WHAT IS EXPECTED =
Restate the listing that follows word for word, without its pictures.

INFORMATION SHOWN =
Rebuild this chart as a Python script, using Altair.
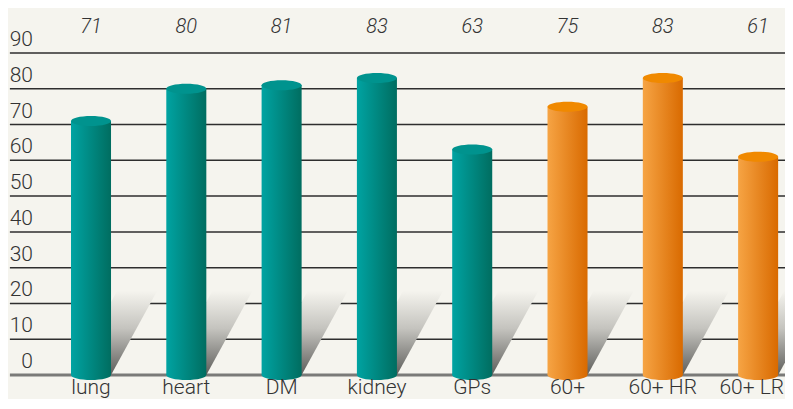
import altair as alt
import pandas as pd

categories = ["lung", "heart", "DM", "kidney", "GPs", "60+", "60+ HR", "60+ LR"]
values = [71, 80, 81, 83, 63, 75, 83, 61]
groups = ["teal"] * 5 + ["orange"] * 3
y_ticks = [0, 10, 20, 30, 40, 50, 60, 70, 80, 90]

BG = "#f5f4ee"
X_DOM = [-0.871, 7.282]
Y_DOM = [-6.73, 102.6]
HALF = 0.21      # half bar width in x units
SHEAR = 0.483    # shadow shift in x units
SH_TOP = 23.5    # shadow height in value units

bars = pd.DataFrame({
    "idx": list(range(len(categories))),
    "cat": categories,
    "val": values,
    "grp": groups,
})
bars["x0"] = bars["idx"] - HALF
bars["x1"] = bars["idx"] + HALF
bars["zero"] = 0
bars["top_lbl"] = 95.6
bars["bot_lbl"] = -5.3
bars["last"] = bars["idx"] == len(categories) - 1

shadow_rows = []
for i, c in enumerate(categories):
    shadow_rows.append({"cat": c, "y": 0, "sx": i - HALF, "sx2": i + HALF})
    shadow_rows.append({"cat": c, "y": SH_TOP, "sx": i - HALF + SHEAR, "sx2": i + HALF + SHEAR})
shadows = pd.DataFrame(shadow_rows)

grid = pd.DataFrame({"v": y_ticks[1:], "xa": X_DOM[0] + 0.02, "xb": X_DOM[1]})
base = pd.DataFrame({"v": [0], "xa": X_DOM[0] + 0.02, "xb": X_DOM[1]})
ticks = pd.DataFrame({"v": y_ticks, "lbl": [str(t) for t in y_ticks], "xl": -0.609})

xs = alt.Scale(domain=X_DOM, nice=False, zero=False)
ys = alt.Scale(domain=Y_DOM, nice=False, zero=False)

def X(f):
    return alt.X(f, type="quantitative", scale=xs, axis=None, stack=None)

def Y(f):
    return alt.Y(f, type="quantitative", scale=ys, axis=None, stack=None)

def grad_h(c0, c1):
    return alt.Gradient(gradient="linear", x1=0, y1=0, x2=1, y2=0,
                        stops=[alt.GradientStop(offset=0, color=c0),
                               alt.GradientStop(offset=1, color=c1)])

shadow_grad = alt.Gradient(gradient="linear", x1=0, y1=1, x2=0, y2=0,
                           stops=[alt.GradientStop(offset=0, color="#5e5e5b"),
                                  alt.GradientStop(offset=0.55, color="#c4c3be"),
                                  alt.GradientStop(offset=1, color=BG)])

grid_layer = alt.Chart(grid).mark_rule(color="#2e2e2e", strokeWidth=1.5).encode(
    x=X("xa"), x2="xb", y=Y("v"))
base_layer = alt.Chart(base).mark_rule(color="#7a7a78", strokeWidth=3).encode(
    x=X("xa"), x2="xb", y=Y("v"))

tick_layer = alt.Chart(ticks).mark_text(
    align="right", baseline="alphabetic", dy=-7, fontSize=21, font="Roboto",
    fontWeight=300, color="#333333").encode(x=X("xl"), y=Y("v"), text="lbl")

shadow_layer = alt.Chart(shadows).mark_area(orient="horizontal", fill=shadow_grad).encode(
    y=Y("y"), x=X("sx"), x2="sx2", detail="cat")

ELLIPSE = "M -1 0 A 1 0.25 0 1 1 1 0 A 1 0.25 0 1 1 -1 0 Z"

cols = {
    "teal": ("#00a3a2", "#006d60", "#00938e"),
    "orange": ("#f6a444", "#d96a00", "#f08900"),
}

cyl_layers = []
for g, (c0, c1, ctop) in cols.items():
    src = alt.Chart(bars).transform_filter(alt.datum.grp == g)
    bottom = src.mark_point(shape=ELLIPSE, size=1600, filled=True, strokeWidth=0,
                            fill=grad_h(c0, c1), opacity=1).encode(x=X("idx"), y=Y("zero"))
    body = src.mark_bar(fill=grad_h(c0, c1)).encode(x=X("x0"), x2="x1", y=Y("zero"), y2="val")
    top = src.mark_point(shape=ELLIPSE, size=1600, filled=True, strokeWidth=0,
                         fill=ctop, opacity=1).encode(x=X("idx"), y=Y("val"))
    cyl_layers += [bottom, body, top]

val_lbl = alt.Chart(bars).mark_text(
    align="center", baseline="alphabetic", fontSize=20, font="Roboto", fontStyle="italic",
    fontWeight=300, color="#333333").encode(x=X("idx"), y=Y("top_lbl"), text="val:Q")

cat_lbl = alt.Chart(bars).transform_filter("!datum.last").mark_text(
    align="center", baseline="alphabetic", fontSize=21, font="Roboto",
    fontWeight=300, color="#333333").encode(x=X("idx"), y=Y("bot_lbl"), text="cat:N")

cat_lbl_last = alt.Chart(bars).transform_filter("datum.last").mark_text(
    align="right", baseline="alphabetic", fontSize=21, font="Roboto", dx=26,
    fontWeight=300, color="#333333").encode(x=X("idx"), y=Y("bot_lbl"), text="cat:N")

chart = alt.layer(
    grid_layer, base_layer, shadow_layer, *cyl_layers, tick_layer, val_lbl, cat_lbl, cat_lbl_last
).properties(
    width=777, height=391, background=BG, padding=0,
    autosize=alt.AutoSizeParams(type="none"),
).configure_view(stroke=None, fill=BG)

chart.save("out.html", embed_options={"renderer": "svg", "actions": False})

RESPONSE TO THIS EXERCISE =
Rebuild this chart as a Python script, using Altair.
import altair as alt
import pandas as pd

categories = ["lung", "heart", "DM", "kidney", "GPs", "60+", "60+ HR", "60+ LR"]
values = [71, 80, 81, 83, 63, 75, 83, 61]
groups = ["teal"] * 5 + ["orange"] * 3
y_ticks = [0, 10, 20, 30, 40, 50, 60, 70, 80, 90]

BG = "#f5f4ee"
X_DOM = [-0.871, 7.282]
Y_DOM = [-6.73, 102.6]
HALF = 0.21      # half bar width in x units
SHEAR = 0.483    # shadow shift in x units
SH_TOP = 23.5    # shadow height in value units

bars = pd.DataFrame({
    "idx": list(range(len(categories))),
    "cat": categories,
    "val": values,
    "grp": groups,
})
bars["x0"] = bars["idx"] - HALF
bars["x1"] = bars["idx"] + HALF
bars["zero"] = 0
bars["top_lbl"] = 95.6
bars["bot_lbl"] = -5.3
bars["last"] = bars["idx"] == len(categories) - 1

shadow_rows = []
for i, c in enumerate(categories):
    shadow_rows.append({"cat": c, "y": 0, "sx": i - HALF, "sx2": i + HALF})
    shadow_rows.append({"cat": c, "y": SH_TOP, "sx": i - HALF + SHEAR, "sx2": i + HALF + SHEAR})
shadows = pd.DataFrame(shadow_rows)

grid = pd.DataFrame({"v": y_ticks[1:], "xa": X_DOM[0] + 0.02, "xb": X_DOM[1]})
base = pd.DataFrame({"v": [0], "xa": X_DOM[0] + 0.02, "xb": X_DOM[1]})
ticks = pd.DataFrame({"v": y_ticks, "lbl": [str(t) for t in y_ticks], "xl": -0.609})

xs = alt.Scale(domain=X_DOM, nice=False, zero=False)
ys = alt.Scale(domain=Y_DOM, nice=False, zero=False)

def X(f):
    return alt.X(f, type="quantitative", scale=xs, axis=None, stack=None)

def Y(f):
    return alt.Y(f, type="quantitative", scale=ys, axis=None, stack=None)

def grad_h(c0, c1):
    return alt.Gradient(gradient="linear", x1=0, y1=0, x2=1, y2=0,
                        stops=[alt.GradientStop(offset=0, color=c0),
                               alt.GradientStop(offset=1, color=c1)])

shadow_grad = alt.Gradient(gradient="linear", x1=0, y1=1, x2=0, y2=0,
                           stops=[alt.GradientStop(offset=0, color="#5e5e5b"),
                                  alt.GradientStop(offset=0.55, color="#c4c3be"),
                                  alt.GradientStop(offset=1, color=BG)])

grid_layer = alt.Chart(grid).mark_rule(color="#2e2e2e", strokeWidth=1.5).encode(
    x=X("xa"), x2="xb", y=Y("v"))
base_layer = alt.Chart(base).mark_rule(color="#7a7a78", strokeWidth=3).encode(
    x=X("xa"), x2="xb", y=Y("v"))

tick_layer = alt.Chart(ticks).mark_text(
    align="right", baseline="alphabetic", dy=-7, fontSize=21, font="Roboto",
    fontWeight=300, color="#333333").encode(x=X("xl"), y=Y("v"), text="lbl")

shadow_layer = alt.Chart(shadows).mark_area(orient="horizontal", fill=shadow_grad).encode(
    y=Y("y"), x=X("sx"), x2="sx2", detail="cat")

ELLIPSE = "M -1 0 A 1 0.25 0 1 1 1 0 A 1 0.25 0 1 1 -1 0 Z"

cols = {
    "teal": ("#00a3a2", "#006d60", "#00938e"),
    "orange": ("#f6a444", "#d96a00", "#f08900"),
}

cyl_layers = []
for g, (c0, c1, ctop) in cols.items():
    src = alt.Chart(bars).transform_filter(alt.datum.grp == g)
    bottom = src.mark_point(shape=ELLIPSE, size=1600, filled=True, strokeWidth=0,
                            fill=grad_h(c0, c1), opacity=1).encode(x=X("idx"), y=Y("zero"))
    body = src.mark_bar(fill=grad_h(c0, c1)).encode(x=X("x0"), x2="x1", y=Y("zero"), y2="val")
    top = src.mark_point(shape=ELLIPSE, size=1600, filled=True, strokeWidth=0,
                         fill=ctop, opacity=1).encode(x=X("idx"), y=Y("val"))
    cyl_layers += [bottom, body, top]

val_lbl = alt.Chart(bars).mark_text(
    align="center", baseline="alphabetic", fontSize=20, font="Roboto", fontStyle="italic",
    fontWeight=300, color="#333333").encode(x=X("idx"), y=Y("top_lbl"), text="val:Q")

cat_lbl = alt.Chart(bars).transform_filter("!datum.last").mark_text(
    align="center", baseline="alphabetic", fontSize=21, font="Roboto",
    fontWeight=300, color="#333333").encode(x=X("idx"), y=Y("bot_lbl"), text="cat:N")

cat_lbl_last = alt.Chart(bars).transform_filter("datum.last").mark_text(
    align="right", baseline="alphabetic", fontSize=21, font="Roboto", dx=26,
    fontWeight=300, color="#333333").encode(x=X("idx"), y=Y("bot_lbl"), text="cat:N")

chart = alt.layer(
    grid_layer, base_layer, shadow_layer, *cyl_layers, tick_layer, val_lbl, cat_lbl, cat_lbl_last
).properties(
    width=777, height=391, background=BG, padding=0,
    autosize=alt.AutoSizeParams(type="none"),
).configure_view(stroke=None, fill=BG)

chart.save("out.html", embed_options={"renderer": "svg", "actions": False})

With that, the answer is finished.